>> begin DATA SEGMENT
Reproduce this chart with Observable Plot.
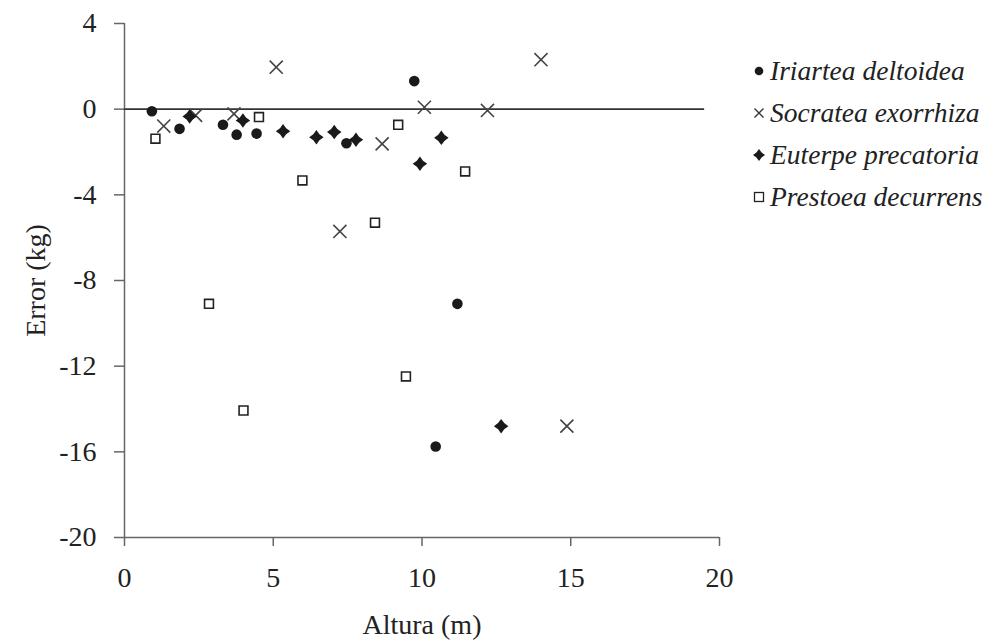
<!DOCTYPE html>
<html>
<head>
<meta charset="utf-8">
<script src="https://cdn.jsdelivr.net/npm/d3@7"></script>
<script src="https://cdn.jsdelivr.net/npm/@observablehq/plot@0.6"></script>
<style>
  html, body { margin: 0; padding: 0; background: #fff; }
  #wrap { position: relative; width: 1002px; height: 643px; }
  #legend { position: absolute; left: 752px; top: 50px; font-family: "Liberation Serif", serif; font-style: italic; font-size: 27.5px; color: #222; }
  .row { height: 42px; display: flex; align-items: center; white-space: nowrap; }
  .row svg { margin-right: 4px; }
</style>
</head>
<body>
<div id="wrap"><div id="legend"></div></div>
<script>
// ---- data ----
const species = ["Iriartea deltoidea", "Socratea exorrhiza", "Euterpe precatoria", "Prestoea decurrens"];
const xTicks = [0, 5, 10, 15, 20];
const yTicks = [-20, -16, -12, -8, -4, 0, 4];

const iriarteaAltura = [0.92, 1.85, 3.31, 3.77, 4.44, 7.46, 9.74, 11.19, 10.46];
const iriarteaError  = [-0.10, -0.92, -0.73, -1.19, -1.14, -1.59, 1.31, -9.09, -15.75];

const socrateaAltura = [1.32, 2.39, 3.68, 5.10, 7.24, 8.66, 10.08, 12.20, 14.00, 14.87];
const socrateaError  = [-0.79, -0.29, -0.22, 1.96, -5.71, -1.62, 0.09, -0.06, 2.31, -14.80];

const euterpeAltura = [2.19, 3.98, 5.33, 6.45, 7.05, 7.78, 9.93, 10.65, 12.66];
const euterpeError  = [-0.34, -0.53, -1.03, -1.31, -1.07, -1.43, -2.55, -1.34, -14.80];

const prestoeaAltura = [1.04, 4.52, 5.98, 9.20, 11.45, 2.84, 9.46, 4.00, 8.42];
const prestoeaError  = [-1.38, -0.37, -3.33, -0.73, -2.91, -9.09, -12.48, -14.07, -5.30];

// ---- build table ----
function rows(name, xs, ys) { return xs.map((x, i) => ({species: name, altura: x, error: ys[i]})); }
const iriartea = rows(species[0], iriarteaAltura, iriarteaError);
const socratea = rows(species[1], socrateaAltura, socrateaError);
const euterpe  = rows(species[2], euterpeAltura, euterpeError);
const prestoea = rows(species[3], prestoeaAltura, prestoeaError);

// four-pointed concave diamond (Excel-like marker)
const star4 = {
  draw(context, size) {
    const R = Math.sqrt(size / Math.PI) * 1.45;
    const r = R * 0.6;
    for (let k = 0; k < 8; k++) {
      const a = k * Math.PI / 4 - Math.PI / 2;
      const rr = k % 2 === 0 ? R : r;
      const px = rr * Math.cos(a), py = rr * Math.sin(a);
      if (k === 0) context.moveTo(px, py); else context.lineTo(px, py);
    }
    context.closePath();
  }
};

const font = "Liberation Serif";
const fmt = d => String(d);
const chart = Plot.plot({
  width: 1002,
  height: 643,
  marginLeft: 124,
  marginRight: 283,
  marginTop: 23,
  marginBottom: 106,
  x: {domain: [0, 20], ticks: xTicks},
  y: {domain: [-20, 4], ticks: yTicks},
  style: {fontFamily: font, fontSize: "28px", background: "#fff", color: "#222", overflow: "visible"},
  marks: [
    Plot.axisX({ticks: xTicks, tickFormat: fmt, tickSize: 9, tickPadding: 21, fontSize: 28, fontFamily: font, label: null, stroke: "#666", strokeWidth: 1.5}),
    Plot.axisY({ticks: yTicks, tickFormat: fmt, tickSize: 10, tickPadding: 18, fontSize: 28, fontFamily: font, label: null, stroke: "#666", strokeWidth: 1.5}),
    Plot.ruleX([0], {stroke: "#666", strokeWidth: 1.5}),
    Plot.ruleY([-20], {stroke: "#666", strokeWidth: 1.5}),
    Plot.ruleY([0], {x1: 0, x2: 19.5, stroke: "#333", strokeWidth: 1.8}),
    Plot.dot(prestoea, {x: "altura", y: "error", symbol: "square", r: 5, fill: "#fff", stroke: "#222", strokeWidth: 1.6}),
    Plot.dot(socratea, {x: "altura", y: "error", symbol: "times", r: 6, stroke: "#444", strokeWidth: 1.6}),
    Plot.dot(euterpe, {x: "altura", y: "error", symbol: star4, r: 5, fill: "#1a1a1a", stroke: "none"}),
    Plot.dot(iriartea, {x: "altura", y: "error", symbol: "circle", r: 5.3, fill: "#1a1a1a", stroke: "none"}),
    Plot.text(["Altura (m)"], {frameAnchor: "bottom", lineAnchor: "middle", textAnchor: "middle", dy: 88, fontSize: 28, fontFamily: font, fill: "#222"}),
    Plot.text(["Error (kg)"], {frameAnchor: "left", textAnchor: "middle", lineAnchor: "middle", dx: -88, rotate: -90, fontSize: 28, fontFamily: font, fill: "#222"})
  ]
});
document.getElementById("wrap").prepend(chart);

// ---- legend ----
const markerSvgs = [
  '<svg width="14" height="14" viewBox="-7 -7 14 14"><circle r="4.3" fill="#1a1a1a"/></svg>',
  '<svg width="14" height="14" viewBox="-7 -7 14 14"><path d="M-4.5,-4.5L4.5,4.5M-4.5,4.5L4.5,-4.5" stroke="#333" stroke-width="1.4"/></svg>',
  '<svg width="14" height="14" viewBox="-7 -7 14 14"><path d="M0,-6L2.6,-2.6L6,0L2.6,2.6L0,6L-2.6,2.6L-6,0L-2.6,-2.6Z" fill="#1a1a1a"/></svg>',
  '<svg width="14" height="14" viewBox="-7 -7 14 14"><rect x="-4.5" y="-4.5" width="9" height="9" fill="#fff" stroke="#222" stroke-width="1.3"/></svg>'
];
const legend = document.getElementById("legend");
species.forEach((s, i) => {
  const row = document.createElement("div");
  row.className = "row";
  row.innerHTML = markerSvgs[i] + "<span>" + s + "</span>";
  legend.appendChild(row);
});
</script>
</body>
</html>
>> end DATA SEGMENT
> _EXERCISE REQUIREMENTS_
Every line from the top of the material above through the line with "-12.48, -14.07, -5.30];" should be duplicated exactly, please; leave out the pictures.

> _RESULT FOR THIS TASK_
Reproduce this chart with Observable Plot.
<!DOCTYPE html>
<html>
<head>
<meta charset="utf-8">
<script src="https://cdn.jsdelivr.net/npm/d3@7"></script>
<script src="https://cdn.jsdelivr.net/npm/@observablehq/plot@0.6"></script>
<style>
  html, body { margin: 0; padding: 0; background: #fff; }
  #wrap { position: relative; width: 1002px; height: 643px; }
  #legend { position: absolute; left: 752px; top: 50px; font-family: "Liberation Serif", serif; font-style: italic; font-size: 27.5px; color: #222; }
  .row { height: 42px; display: flex; align-items: center; white-space: nowrap; }
  .row svg { margin-right: 4px; }
</style>
</head>
<body>
<div id="wrap"><div id="legend"></div></div>
<script>
// ---- data ----
const species = ["Iriartea deltoidea", "Socratea exorrhiza", "Euterpe precatoria", "Prestoea decurrens"];
const xTicks = [0, 5, 10, 15, 20];
const yTicks = [-20, -16, -12, -8, -4, 0, 4];

const iriarteaAltura = [0.92, 1.85, 3.31, 3.77, 4.44, 7.46, 9.74, 11.19, 10.46];
const iriarteaError  = [-0.10, -0.92, -0.73, -1.19, -1.14, -1.59, 1.31, -9.09, -15.75];

const socrateaAltura = [1.32, 2.39, 3.68, 5.10, 7.24, 8.66, 10.08, 12.20, 14.00, 14.87];
const socrateaError  = [-0.79, -0.29, -0.22, 1.96, -5.71, -1.62, 0.09, -0.06, 2.31, -14.80];

const euterpeAltura = [2.19, 3.98, 5.33, 6.45, 7.05, 7.78, 9.93, 10.65, 12.66];
const euterpeError  = [-0.34, -0.53, -1.03, -1.31, -1.07, -1.43, -2.55, -1.34, -14.80];

const prestoeaAltura = [1.04, 4.52, 5.98, 9.20, 11.45, 2.84, 9.46, 4.00, 8.42];
const prestoeaError  = [-1.38, -0.37, -3.33, -0.73, -2.91, -9.09, -12.48, -14.07, -5.30];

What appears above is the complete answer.